From the listing, collect all lines containing the word "this".

== == ==

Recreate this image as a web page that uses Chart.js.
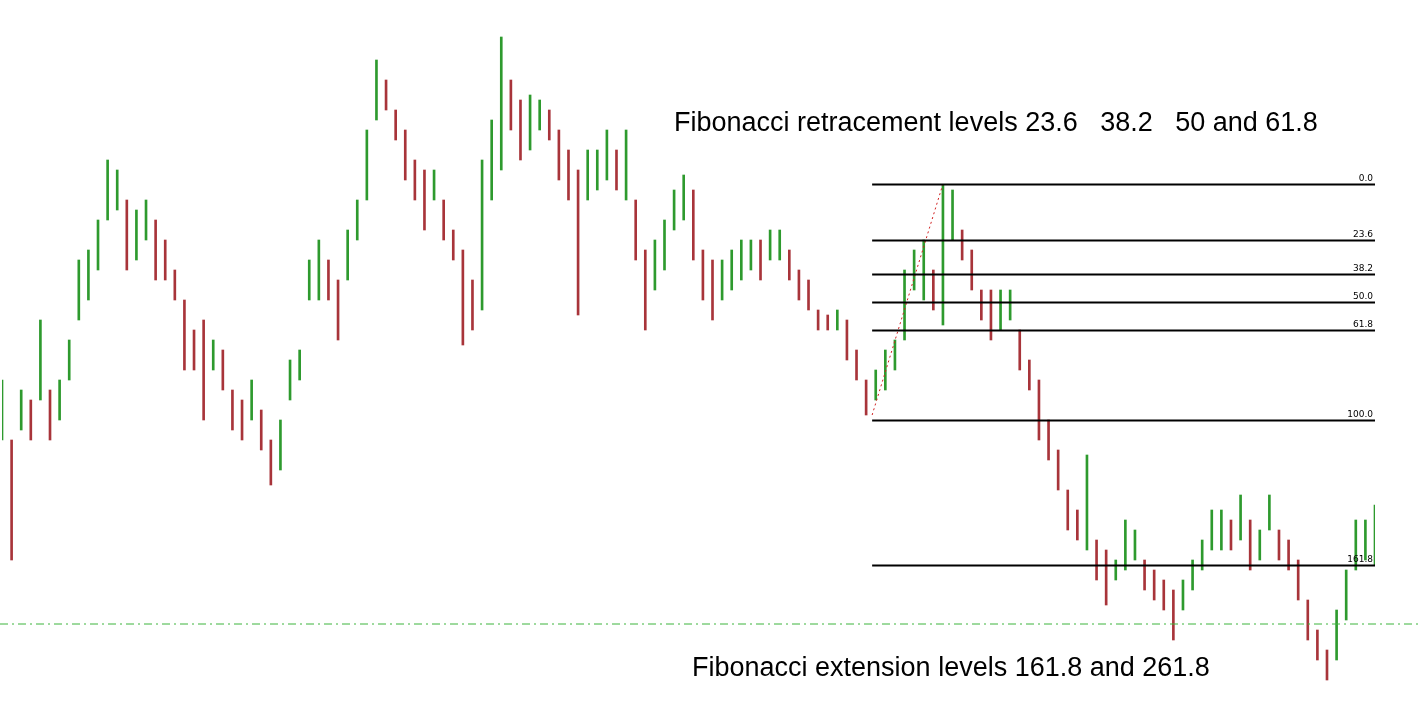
<!DOCTYPE html>
<html>
<head>
<meta charset="utf-8">
<script src="https://cdn.jsdelivr.net/npm/chart.js@4"></script>
<style>
  html, body { margin: 0; padding: 0; background: #fff; }
  #wrap { width: 1421px; height: 719px; }
</style>
</head>
<body>
<div id="wrap"><canvas id="fibChart"></canvas></div>
<script>
// price, in chart units (larger = lower on screen)
var barHigh = [380,440,390,400,320,390,380,340,260,250,220,160,170,200,210,200,220,240,270,300,
  330,320,340,350,390,400,380,410,440,420,360,350,260,240,260,280,230,200,130,60,
  80,110,130,160,170,170,200,230,250,280,160,120,37,80,100,95,100,110,130,150,
  170,150,150,130,150,130,200,250,240,220,190,175,190,250,260,260,250,240,240,240,
  230,230,250,270,280,310,315,310,320,350,380,370,350,340,270,250,240,270,185,190,
  230,250,290,290,290,290,330,360,380,420,450,490,510,455,540,550,560,520,530,560,
  570,580,590,580,560,540,510,510,520,495,520,530,495,530,540,560,600,630,650,610,
  570,520,520,505];
var barLow = [440,560,430,440,400,440,420,380,320,300,270,220,210,270,260,240,280,280,300,370,
  370,420,370,390,430,440,420,450,485,470,400,380,300,300,300,340,280,240,200,120,
  110,140,180,200,230,200,240,260,345,330,310,200,170,130,160,150,130,140,180,200,
  315,200,190,180,190,200,260,330,290,270,230,220,260,300,320,300,290,280,270,280,
  260,260,280,300,310,330,330,330,360,380,415,400,390,370,340,290,300,310,325,240,
  260,290,320,340,330,320,370,390,440,460,490,530,540,550,580,605,580,570,560,590,
  600,610,640,610,590,570,550,550,550,540,570,560,530,560,570,600,640,660,680,660,
  620,570,560,565];

var fibLevels = ["0.0", "23.6", "38.2", "50.0", "61.8", "100.0", "161.8"];
var fibPrices = [184, 240, 274, 302, 330, 420, 565];
var fibStartBar = 90;
var extPrice = 624;

var labels = barHigh.map(function (v, i) { return i; });
var barData = barHigh.map(function (h, i) { return [barLow[i], h]; });
var barColors = barHigh.map(function (h, i) {
  var mid = (h + barLow[i]) / 2;
  var prev = i > 0 ? (barHigh[i - 1] + barLow[i - 1]) / 2 : mid;
  return mid <= prev ? "#2e9a2e" : "#a8343a";
});

var fibPlugin = {
  id: "fib",
  afterDatasetsDraw: function (chart) {
    var c = chart.ctx, x = chart.scales.x, y = chart.scales.y;
    var x0 = x.getPixelForValue(fibStartBar) + 6;
    var x1 = chart.chartArea.right + 0;
    c.save();
    // dashed extension line
    c.strokeStyle = "#3cb43c";
    c.lineWidth = 1;
    c.setLineDash([8, 4, 2, 4]);
    c.beginPath();
    c.moveTo(0, y.getPixelForValue(extPrice));
    c.lineTo(chart.width, y.getPixelForValue(extPrice));
    c.stroke();
    // red swing line
    c.strokeStyle = "#d02020";
    c.setLineDash([2, 3]);
    c.beginPath();
    c.moveTo(x0, y.getPixelForValue(415));
    c.lineTo(x.getPixelForValue(98), y.getPixelForValue(fibPrices[0]));
    c.stroke();
    c.setLineDash([]);
    c.strokeStyle = "#000";
    c.lineWidth = 2;
    c.fillStyle = "#000";
    c.font = "9px 'DejaVu Sans'";
    c.textAlign = "right";
    fibPrices.forEach(function (p, i) {
      var py = Math.round(y.getPixelForValue(p)) + 0.5;
      c.beginPath();
      c.moveTo(x0, py);
      c.lineTo(x1, py);
      c.stroke();
      c.fillText(fibLevels[i], x1 - 2, py - 4);
    });
    c.font = "27px 'Liberation Sans'";
    c.textAlign = "left";
    c.fillText("Fibonacci retracement levels 23.6   38.2   50 and 61.8", 674, 131);
    c.fillText("Fibonacci extension levels 161.8 and 261.8", 692, 676);
    c.restore();
  }
};

new Chart(document.getElementById("fibChart").getContext("2d"), {
  type: "bar",
  data: {
    labels: labels,
    datasets: [{
      data: barData,
      backgroundColor: barColors,
      barThickness: 2
    }]
  },
  options: {
    responsive: true,
    maintainAspectRatio: false,
    animation: false,
    layout: { padding: { left: 2, right: 46, top: 0, bottom: 0 } },
    plugins: { legend: { display: false }, tooltip: { enabled: false } },
    scales: {
      x: { display: false, offset: false, grid: { display: false } },
      y: { display: false, reverse: true, min: 0, max: 719, grid: { display: false } }
    }
  },
  plugins: [fibPlugin]
});
</script>
</body>
</html>
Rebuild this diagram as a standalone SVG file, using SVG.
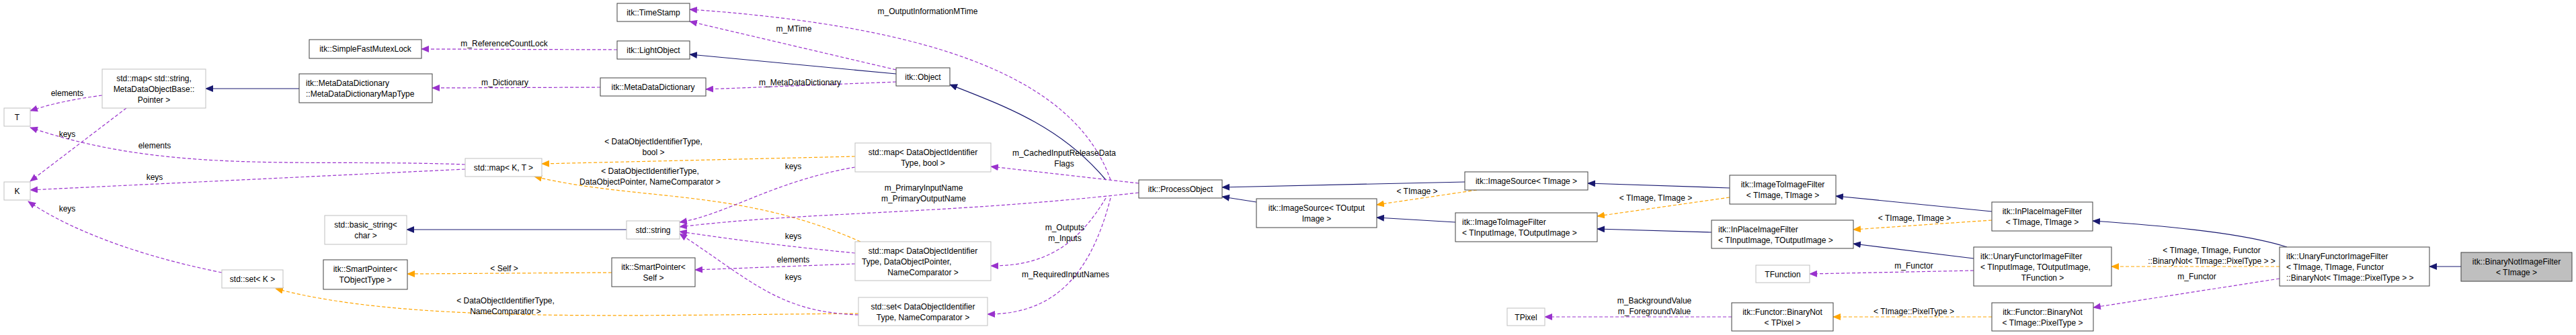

== == ==

### THE OUTPUT
Recreate this image as a web page that uses Chart.js.
Rebuild this diagram as a standalone SVG file, using SVG.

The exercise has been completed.